Index Size: Elasticsearch 1.4 -> 2.1


(Alexander Ott) #1

We currently switched from ES 1.4 to ES 2.1. After creation of our indices with ES 2.1 the size of them are more than twice bigger than with ES 1.4. Any hints about this effect or has anybody made the same observation?


Elasticsearch Indices and Space
(David Pilato) #2

Probably because of doc_values which are activated by default?


(Alexander Ott) #3

And in ES 1.4 doc_values weren't activated by default?


#4

Look at Elasticsearch 2.0 2.5X Disk Space seems to be same problem.


(Alexander Ott) #5

Thanks. I will check this.


(David Pilato) #6

No they were not.


(Alexander Ott) #7

Is it possible to disable doc_values by default as it was in 1.x? Or do we need to disable it on every field in our mapping now?


(David Pilato) #8

So you have not_analyzed fields but you don't use them for sorting or aggregations?

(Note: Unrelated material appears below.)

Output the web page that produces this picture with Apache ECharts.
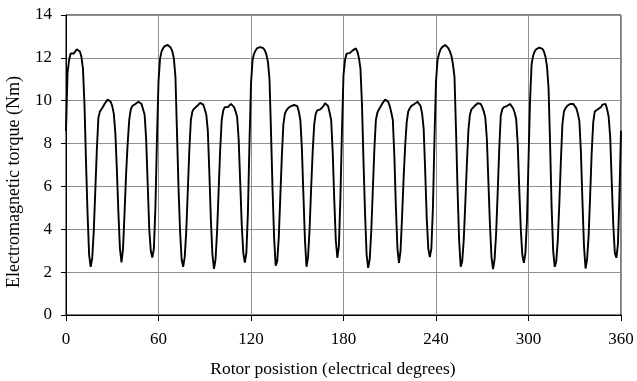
<!DOCTYPE html>
<html>
<head>
<meta charset="utf-8">
<script src="https://cdn.jsdelivr.net/npm/echarts@6/dist/echarts.min.js"></script>
<style>
  html, body { margin: 0; padding: 0; background: #fff; }
  #chart { width: 637px; height: 381px; }
</style>
</head>
<body>
<div id="chart"></div>
<script>
// rotor position runs 0..360 in 1 degree steps, torque (Nm)
var stepDeg = 1;
var torque = [
  // 0 - 59
  8.6, 11.3, 11.9, 12.2, 12.28, 12.2, 12.25, 12.4, 12.45, 12.3,
  12.05, 11.5, 9.8, 7.1, 4.7, 2.8, 2.25, 2.65, 3.9, 5.8,
  7.7, 9.2, 9.5, 9.6, 9.72, 9.85, 9.95, 10.05, 10.08, 9.95,
  9.75, 9.4, 8.5, 6.8, 4.75, 3.1, 2.45, 3.1, 4.8, 6.6,
  8.0, 9.1, 9.6, 9.75, 9.8, 9.85, 9.9, 9.95, 9.97, 9.85,
  9.6, 9.35, 8.2, 6.1, 4.0, 3.0, 2.68, 3.1, 5.0, 8.2,
  // 60 - 119
  10.9, 11.95, 12.3, 12.45, 12.55, 12.6, 12.6, 12.55, 12.47, 12.3,
  11.95, 11.1, 8.5, 5.9, 3.9, 2.6, 2.25, 2.7, 3.9, 5.8,
  7.7, 9.1, 9.5, 9.62, 9.7, 9.75, 9.82, 9.9, 9.92, 9.82,
  9.6, 9.35, 8.6, 6.6, 4.4, 2.8, 2.15, 2.6, 3.9, 5.8,
  7.7, 9.1, 9.55, 9.7, 9.72, 9.7, 9.78, 9.85, 9.82, 9.7,
  9.5, 9.25, 8.2, 6.2, 4.2, 2.9, 2.45, 2.9, 4.8, 8.0,
  // 120 - 179
  10.8, 11.9, 12.2, 12.35, 12.45, 12.5, 12.5, 12.5, 12.45, 12.35,
  12.15, 11.8, 11.0, 8.5, 5.8, 3.6, 2.3, 2.5, 3.6, 5.5,
  7.4, 8.9, 9.4, 9.55, 9.65, 9.7, 9.75, 9.8, 9.8, 9.8,
  9.75, 9.5, 9.1, 7.8, 5.6, 3.5, 2.25, 2.7, 4.0, 5.9,
  7.6, 8.9, 9.4, 9.55, 9.6, 9.6, 9.65, 9.75, 9.88, 9.9,
  9.75, 9.45, 9.1, 7.6, 5.4, 3.5, 2.67, 3.2, 5.5, 8.6,
  // 180 - 239
  11.2, 11.9, 12.2, 12.27, 12.22, 12.25, 12.35, 12.43, 12.44, 12.3,
  12.0, 11.5, 9.8, 7.1, 4.7, 2.8, 2.2, 2.6, 3.9, 5.8,
  7.7, 9.1, 9.45, 9.6, 9.72, 9.85, 9.95, 10.05, 10.08, 9.95,
  9.75, 9.45, 9.1, 7.4, 5.0, 3.1, 2.43, 3.0, 4.6, 6.4,
  7.9, 9.0, 9.5, 9.65, 9.75, 9.8, 9.85, 9.9, 9.95, 9.95,
  9.75, 9.4, 8.7, 6.7, 4.5, 3.1, 2.7, 3.1, 5.0, 8.2,
  // 240 - 299
  10.9, 11.9, 12.2, 12.4, 12.5, 12.58, 12.6, 12.55, 12.45, 12.3,
  12.1, 11.7, 11.1, 8.6, 5.8, 3.5, 2.25, 2.5, 3.5, 5.2,
  7.0, 8.6, 9.35, 9.6, 9.68, 9.75, 9.8, 9.88, 9.92, 9.85,
  9.7, 9.5, 9.2, 8.2, 6.2, 4.2, 2.7, 2.14, 2.6, 3.8,
  5.7, 7.7, 9.3, 9.6, 9.7, 9.75, 9.75, 9.8, 9.85, 9.8,
  9.65, 9.45, 9.15, 8.0, 5.9, 4.0, 2.8, 2.43, 2.9, 4.4,
  // 300 - 360
  7.2, 10.0, 11.7, 12.1, 12.3, 12.4, 12.45, 12.48, 12.48, 12.42,
  12.3, 12.05, 11.6, 10.6, 8.0, 5.0, 3.0, 2.25, 2.5, 3.5,
  5.2, 7.2, 8.9, 9.5, 9.65, 9.75, 9.82, 9.85, 9.85, 9.85,
  9.8, 9.65, 9.4, 9.05, 7.6, 5.3, 3.2, 2.17, 2.6, 3.7,
  5.6, 7.6, 9.0, 9.5, 9.58, 9.6, 9.62, 9.7, 9.82, 9.9,
  9.85, 9.6, 9.25, 8.3, 6.2, 4.2, 2.9, 2.67, 3.3, 5.6,
  8.6
];

var xTicks = [0, 60, 120, 180, 240, 300, 360];
var yTicks = [0, 2, 4, 6, 8, 10, 12, 14];
var xTitle = 'Rotor posistion (electrical degrees)';
var yTitle = 'Electromagnetic torque (Nm)';

var font = 'Liberation Serif';
var seriesData = torque.map(function (v, i) { return [i * stepDeg, v]; });

var chart = echarts.init(document.getElementById('chart'), null, { renderer: 'canvas' });
var option = {
  backgroundColor: '#fff',
  animation: false,
  grid: {
    left: 66, right: 16, top: 15, bottom: 66,
    show: true, borderColor: '#000', borderWidth: 1, backgroundColor: 'transparent'
  },
  xAxis: {
    type: 'value',
    min: xTicks[0], max: xTicks[xTicks.length - 1], interval: 60,
    axisLine: { show: true, onZero: false, lineStyle: { color: '#000', width: 1 } },
    axisTick: { show: true, length: 6, lineStyle: { color: '#000' } },
    axisLabel: { margin: 16, color: '#000', fontFamily: font, fontSize: 17 },
    splitLine: { show: true, lineStyle: { color: '#8f8f8f', width: 1 } }
  },
  yAxis: {
    type: 'value',
    min: yTicks[0], max: yTicks[yTicks.length - 1], interval: 2,
    axisLine: { show: true, lineStyle: { color: '#000', width: 1 } },
    axisTick: { show: true, length: 5, lineStyle: { color: '#000' } },
    axisLabel: { margin: 14, color: '#000', fontFamily: font, fontSize: 17 },
    splitLine: { show: true, lineStyle: { color: '#8f8f8f', width: 1 } }
  },
  graphic: [
    {
      type: 'text', x: 333, y: 369,
      style: { text: xTitle, fill: '#000', font: '17.5px "Liberation Serif"', align: 'center', verticalAlign: 'middle' }
    },
    {
      type: 'text', x: 14, y: 182, rotation: Math.PI / 2,
      style: { text: yTitle, fill: '#000', font: '18px "Liberation Serif"', align: 'center', verticalAlign: 'middle' }
    }
  ],
  series: [{
    type: 'line',
    data: seriesData,
    showSymbol: false,
    smooth: false,
    lineStyle: { color: '#000', width: 1.9 }
  }]
};
chart.setOption(option);
</script>
</body>
</html>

Yes you have to define this for every field but you can use Dynamic Templates.


(Alexander Ott) #9

Now i changed all our fields to doc_values: false. But it seems that it doesn't work... Index size with ES.1.4 = 69GB index size with 2.1 = 172GB. May you can have a look at our mapping? Is it possible to upload it here. Upload function only allowes jpg, jpeg, png, gif :frowning:


(David Pilato) #10

You can pretty format it and copy and paste here if small.

If not, paste it on gist.github.com


(Alexander Ott) #11

Please have a look at https://gist.github.com/anonymous/c0ab1a97d655322cde55


(David Pilato) #12

Is it the same mapping you have for your 1.4 version?
The mapping looks good.

Did you index exactly the same data?


(Alexander Ott) #13

The mapping is the same up to "doc_values: false" and under
"_source": {
"enabled": true,
"compressed": true
} i removed the "compressed": true cause it isn't supported anymore and compression is enabled by default. isn't it?

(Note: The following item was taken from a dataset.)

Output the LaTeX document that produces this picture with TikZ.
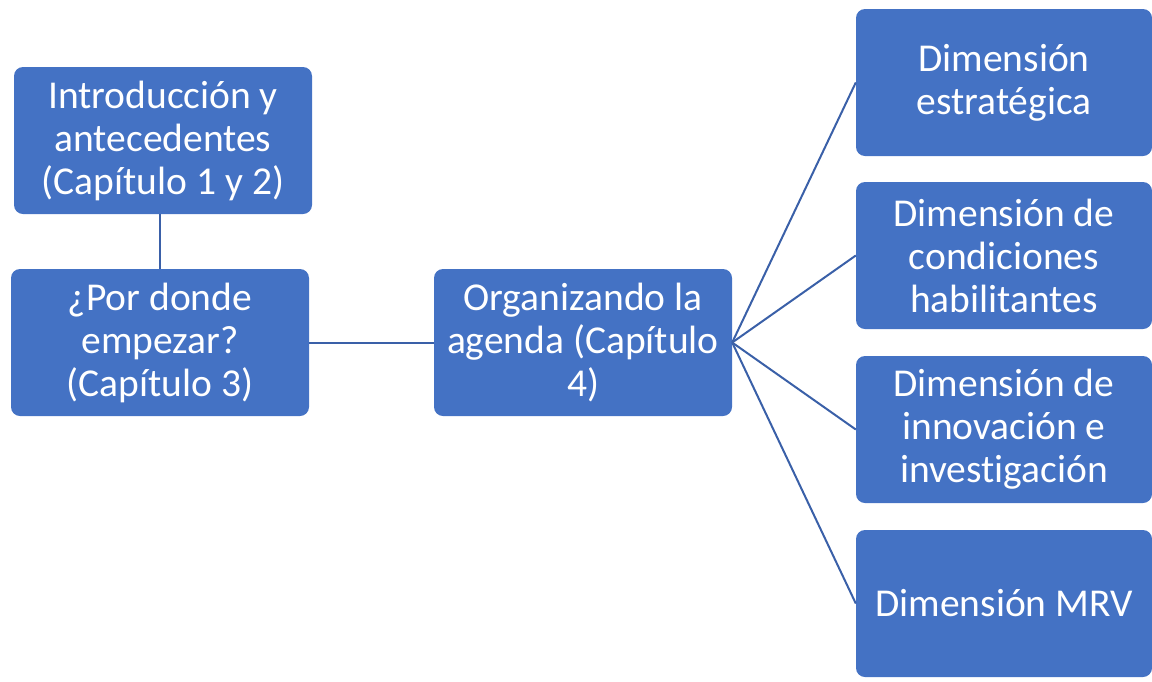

The data is exactly the same data and this is what makes me wonder. It seems that the doc_values: false configuration dosen't work....


(David Pilato) #14

@jpountz Any idea about this?


(Adrien Grand) #15

Alexandre, can you break down the size of your data directory by file extension for both versions? (eg. how much disk space are using the .fdt files, .dvm files, .tim files, etc.)


(Alexander Ott) #16

At https://gist.github.com/anonymous/120f63fbad5939febd92 you can find 4 files.

The first two files list the files and size inside the data directory of each es 1.4 node.

The last two files list the files and size inside the data directory of each es 2.1 node.


(Adrien Grand) #17

The main problem seems to be due to the fact that you have sparse analyzed string fields, ie. fields that are only present in a minority of documents. Norms were entirely stored in memory up to 2.0 included, which could occasionally take a lot of memory. In 2.1 norms have been moved to disk in order to reduce the memory requirements of Elasticsearch. However, while the new encoding requires much less memory (no memory at all actually), it also requires more disk space in the case that fields are sparse.

We can look into better compressing norms on sparse fields, but this is not something that would come for free, in particular performance would be affected, and this would take quite some time to be released.

However on your end, you could look into modeling your documents in such a way that you have fewer sparse analyzed string fields. Another option is to disable norms on your string fields if you don't need scoring.


(system) #18